Again it seems (and perhaps the historical baggage may provide some justification) that this whole issue has been portrayed too much as a battle between journalism and the medical profession. I don't think it is, and I don't think it should.

Does anyone deny that there is an over-prescribing of slimming pills, and that providing slimming pills to a svelte young lady with no real weight problem is not quite the correct thing to do? Why is it wrong for a journalist to point that out?
I am not against GPs, and I have many friends and classmates who are wonderful GPs, all doing fantastic work. But this does not mean I have bite my tongue when something is obviously not right.

The solution is not to immediately ring-fence the profession and develop this seige mentality that the profession is somehow under attack, from without, and now from within (people like myself). But perhaps to take a hard look at whether there is any truth in the allegations that Ms Khalik made, and try and understand where these (mis)perceptions are emerging from, and then perhaps as a profession we can then show that we are a bunch of responsible and caring professionals, who care enough to want to put peer pressures to bear on maintaining professional standards.

angry doc said...

Riot? Wouldn't that be... "unpatriotic"?

Seeing as it is how many riots we get in Singapore every day, we certainly shouldn't take dispensing from clinics and risk another one, should we?

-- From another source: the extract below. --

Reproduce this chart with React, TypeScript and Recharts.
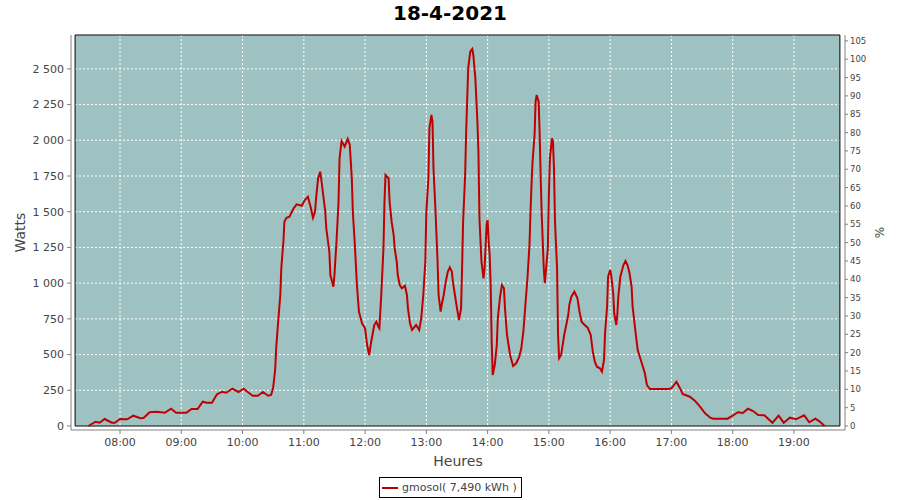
import { CartesianGrid, Line, LineChart, ReferenceArea, XAxis, YAxis } from 'recharts';

// production readings (time of day, watts)
const times = [
  '07:29', '07:36', '07:40', '07:45', '07:52', '07:55', '08:00', '08:07', '08:13', '08:20',
  '08:23', '08:29', '08:36', '08:44', '08:50', '08:55', '09:05', '09:10', '09:16', '09:21',
  '09:25', '09:30', '09:35', '09:40', '09:44', '09:50', '09:56', '10:01', '10:06', '10:10',
  '10:15', '10:20', '10:25', '10:28', '10:30', '10:32', '10:33', '10:35', '10:37', '10:38',
  '10:40', '10:41', '10:43', '10:46', '10:50', '10:53', '10:58', '11:01', '11:04', '11:07',
  '11:09', '11:11', '11:12', '11:14', '11:16', '11:17', '11:19', '11:21', '11:22', '11:25',
  '11:26', '11:29', '11:30', '11:32', '11:34', '11:35', '11:37', '11:40', '11:43', '11:45',
  '11:47', '11:48', '11:50', '11:52', '11:54', '11:57', '12:00', '12:02', '12:04', '12:06',
  '12:09', '12:11', '12:13', '12:14', '12:16', '12:18', '12:19', '12:20', '12:23', '12:24',
  '12:26', '12:28', '12:29', '12:31', '12:32', '12:34', '12:36', '12:39', '12:41', '12:42',
  '12:44', '12:46', '12:50', '12:53', '12:55', '12:57', '12:59', '13:00', '13:02', '13:03',
  '13:05', '13:06', '13:07', '13:09', '13:11', '13:12', '13:14', '13:15', '13:17', '13:19',
  '13:21', '13:23', '13:25', '13:26', '13:28', '13:30', '13:32', '13:34', '13:35', '13:36',
  '13:38', '13:39', '13:41', '13:43', '13:45', '13:46', '13:48', '13:50', '13:51', '13:52',
  '13:54', '13:56', '13:57', '13:59', '14:00', '14:01', '14:02', '14:03', '14:04', '14:05',
  '14:07', '14:09', '14:10', '14:12', '14:14', '14:16', '14:17', '14:19', '14:22', '14:25',
  '14:28', '14:31', '14:33', '14:35', '14:37', '14:39', '14:41', '14:42', '14:43', '14:44',
  '14:46', '14:47', '14:48', '14:50', '14:51', '14:52', '14:53', '14:55', '14:56', '14:57',
  '14:59', '15:00', '15:01', '15:03', '15:04', '15:05', '15:06', '15:08', '15:09', '15:10',
  '15:12', '15:13', '15:15', '15:17', '15:19', '15:20', '15:22', '15:25', '15:28', '15:30',
  '15:32', '15:35', '15:38', '15:41', '15:43', '15:45', '15:47', '15:50', '15:52', '15:54',
  '15:55', '15:57', '15:58', '16:00', '16:01', '16:03', '16:04', '16:06', '16:07', '16:08',
  '16:10', '16:13', '16:15', '16:17', '16:19', '16:21', '16:22', '16:25', '16:27', '16:31',
  '16:34', '16:36', '16:39', '16:47', '16:57', '17:00', '17:05', '17:08', '17:11', '17:18',
  '17:23', '17:28', '17:33', '17:38', '17:41', '17:47', '17:55', '18:00', '18:05', '18:10',
  '18:15', '18:20', '18:25', '18:31', '18:36', '18:39', '18:45', '18:50', '18:56', '19:02',
  '19:10', '19:15', '19:21', '19:25', '19:30',
];

const watts = [
  0, 30, 23, 49, 23, 23, 49, 47, 72, 54,
  56, 96, 100, 93, 121, 93, 93, 119, 119, 170,
  163, 163, 222, 240, 233, 261, 238, 261, 233, 212,
  212, 238, 212, 217, 270, 400, 550, 740, 920, 1110,
  1290, 1430, 1458, 1465, 1524, 1552, 1542, 1582, 1605, 1524,
  1458, 1500, 1594, 1734, 1780, 1734, 1617, 1500, 1384, 1220,
  1057, 975, 1057, 1290, 1570, 1874, 1995, 1955, 2009, 1967,
  1734, 1500, 1267, 987, 800, 719, 684, 567, 497, 590,
  707, 730, 695, 684, 940, 1244, 1570, 1757, 1734, 1570,
  1430, 1337, 1244, 1150, 1057, 987, 964, 982, 917, 824,
  719, 672, 707, 672, 754, 917, 1150, 1500, 1734, 2084,
  2177, 2130, 1804, 1500, 1150, 917, 800, 847, 917, 1010,
  1080, 1111, 1080, 1010, 917, 824, 742, 824, 1104, 1430,
  1757, 2060, 2504, 2620, 2639, 2597, 2433, 2130, 1920, 1453,
  1150, 1034, 1104, 1407, 1442, 1290, 1200, 987, 590, 357,
  427, 567, 754, 894, 987, 964, 824, 637, 497, 420,
  439, 485, 544, 660, 847, 1034, 1267, 1500, 1687, 1850,
  2037, 2270, 2317, 2270, 2037, 1734, 1477, 1104, 999, 1080,
  1244, 1617, 1874, 2014, 1990, 1804, 1430, 1104, 637, 474,
  497, 544, 637, 707, 777, 847, 905, 940, 894, 800,
  730, 707, 688, 637, 520, 450, 415, 404, 380, 462,
  649, 835, 1045, 1092, 1057, 929, 789, 707, 777, 905,
  1045, 1127, 1155, 1127, 1069, 975, 835, 649, 532, 439,
  369, 287, 259, 259, 259, 264, 310, 270, 224, 205,
  177, 135, 89, 58, 51, 51, 51, 72, 96, 91,
  121, 105, 77, 75, 42, 23, 72, 23, 58, 47,
  75, 26, 51, 33, 0,
];

const hourTicks = ['08:00', '09:00', '10:00', '11:00', '12:00', '13:00', '14:00', '15:00', '16:00', '17:00', '18:00', '19:00'];
const wattTicks = [0, 250, 500, 750, 1000, 1250, 1500, 1750, 2000, 2250, 2500];
const percentTicks = [0, 5, 10, 15, 20, 25, 30, 35, 40, 45, 50, 55, 60, 65, 70, 75, 80, 85, 90, 95, 100, 105];

const TEAL = '#9ec2c2';
const RED = '#c00000';
const AXIS = '#808080';
const FONT = '"DejaVu Sans", sans-serif';

const toMinutes = (t: string) => {
  const [h, m] = t.split(':').map(Number);
  return h * 60 + m;
};
const toLabel = (v: number) =>
  `${String(Math.floor(v / 60)).padStart(2, '0')}:${String(v % 60).padStart(2, '0')}`;
const formatWatts = (v: number) =>
  v >= 1000 ? `${Math.floor(v / 1000)} ${String(v % 1000).padStart(3, '0')}` : String(v);

const chartData = times.map((t, i) => ({ minute: toMinutes(t), watts: watts[i] }));

// axes sit a few pixels outside the coloured plot box, like the original
const xDomain = [432, 1190];
const plotX = [436, 1185];
const wattDomain = [-28, 2737];
const percentDomain = [-1.09, 106.6];

export default function App() {
  return (
    <div style={{ position: 'absolute', left: 0, top: 0, width: 900, height: 500, background: '#fff', fontFamily: FONT }}>
      <div
        style={{
          position: 'absolute',
          top: 1,
          left: 0,
          width: 900,
          textAlign: 'center',
          fontSize: 20,
          fontWeight: 'bold',
          color: '#000',
        }}
      >
        18-4-2021
      </div>
      <LineChart
        width={900}
        height={500}
        data={chartData}
        margin={{ top: 35, right: 10, bottom: 28, left: 0 }}
        style={{ fontFamily: FONT }}
      >
        <CartesianGrid yAxisId="left" fill={TEAL} stroke="#ffffff" strokeDasharray="2 2" />
        <ReferenceArea yAxisId="left" x1={xDomain[0]} x2={plotX[0]} y1={wattDomain[0]} y2={wattDomain[1]} fill="#fff" fillOpacity={1} stroke="none" />
        <ReferenceArea yAxisId="left" x1={plotX[1]} x2={xDomain[1]} y1={wattDomain[0]} y2={wattDomain[1]} fill="#fff" fillOpacity={1} stroke="none" />
        <ReferenceArea yAxisId="left" x1={xDomain[0]} x2={xDomain[1]} y1={wattDomain[0]} y2={0} fill="#fff" fillOpacity={1} stroke="none" />
        <ReferenceArea yAxisId="left" x1={plotX[0]} x2={plotX[1]} y1={0} y2={wattDomain[1]} fill="none" stroke="#000" strokeWidth={1} />
        <XAxis
          dataKey="minute"
          type="number"
          domain={xDomain}
          allowDataOverflow
          ticks={hourTicks.map(toMinutes)}
          tickFormatter={toLabel}
          tick={{ fontSize: 11, fill: '#444', fontFamily: FONT }}
          tickSize={4}
          tickMargin={4}
          stroke={AXIS}
          height={42}
          label={{ value: 'Heures', position: 'insideBottom', offset: 6, fontSize: 14, fill: '#444', fontFamily: FONT }}
        />
        <YAxis
          yAxisId="left"
          type="number"
          domain={wattDomain}
          allowDataOverflow
          ticks={wattTicks}
          tickFormatter={formatWatts}
          tick={{ fontSize: 11, fill: '#444', fontFamily: FONT }}
          tickSize={4}
          tickMargin={3}
          stroke={AXIS}
          width={71}
          label={{ value: 'Watts', angle: -90, position: 'insideLeft', offset: 20, fontSize: 14, fill: '#444', fontFamily: FONT, style: { textAnchor: 'middle' } }}
        />
        <YAxis
          yAxisId="right"
          orientation="right"
          type="number"
          domain={percentDomain}
          allowDataOverflow
          ticks={percentTicks}
          tick={{ fontSize: 8.5, fill: '#444', fontFamily: FONT }}
          tickSize={3}
          tickMargin={2}
          stroke={AXIS}
          width={45}
          label={{ value: '%', angle: -90, position: 'insideRight', offset: 10, fontSize: 12, fill: '#444', fontFamily: FONT, style: { textAnchor: 'middle' } }}
        />
        <Line
          yAxisId="left"
          type="linear"
          dataKey="watts"
          stroke={RED}
          strokeWidth={2}
          dot={false}
          isAnimationActive={false}
        />
      </LineChart>
      <div
        style={{
          position: 'absolute',
          left: 379,
          top: 477,
          width: 141,
          height: 19,
          border: '1px solid #000',
          display: 'flex',
          alignItems: 'center',
          fontSize: 11,
          color: '#444',
          whiteSpace: 'nowrap',
          overflow: 'hidden',
        }}
      >
        <span style={{ display: 'inline-block', width: 16, height: 2, background: RED, marginLeft: 2, marginRight: 4, flexShrink: 0 }} />
        <span>gmosol( 7,490 kWh )</span>
      </div>
    </div>
  );
}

I stand by what I wrote about healthcare costs, JW. In fact, I think your kind of mindset - that healthcare is something to stinge on - distorts the value of healthcare and is ultimately more destructive to the system.

Anonymous said...

Why would a doctor prescribe slimming pills to a svelte young lady other then to make money?

Cause patient demand to look good
Some are cabin crew who will be sacked if they dont look slim
BMI 25 is overweight for Asians.

I agree that we should not prescribe long term, what is wrong with prescribing short term for weight loss and then maintain the weight?

JW said...

"In fact, I think your kind of mindset - that healthcare is something to stinge on - distorts the value of healthcare and is ultimately more destructive to the system."

allo angry doc,

read carefully....I charge 20-30 for consult not 8 ok. People who see me don't stinge on their healthcare. Those who stinge go to 8 clinic already.

Its not about stinging or not. Not everyone is born with a silver spoon? Are you?

Those who can't afford I try to help them get the best value for what they can get in their current situation.

JW said...

If you have been in this field long enough or a GP long enough, you will probably have a feel of the emotional baggage. Your views are simplistic and idealistic. Maybe as the years go by you would probably feel it too.

I am not asking you to bite your tongue. Just think before you type. There are good doctors trying their damn best to practice good medicine and when the two presidents come to clarify things, give workable solutions rather than just criticise. Its always easy to criticise, but it takes a true leader to have the gut to face the media/public and uphold the image of the profession. Again don't go add fuel to fire, be part of the solution if you really want to help your own profession.

Anyway good luck with your blog. I won't be returning any time soon. Got a family to take care of with the limited time one has everyday.

gigamole said...

Simplistic and idealistic? Perhaps so, JW. But we need to establish some clarity about where the lines are. I am not running down the profession, just disappointed that she seems more concerned about her hurt feelings, than trying to find a solution.

As always we can agree to disagree....I believe we all want essentially the same thing. Just that I believe the profession and her standing is best served by holding on to high standards, simplistic and idealistic though they may be.

I will post some more thoughts on this issue as you have suggested, but later tonight, after I have seen to the family dinner and other family needs. Like you, those needs leave little time for luxuries such as blogging... :)

Cheers JW, and thanks for dropping by.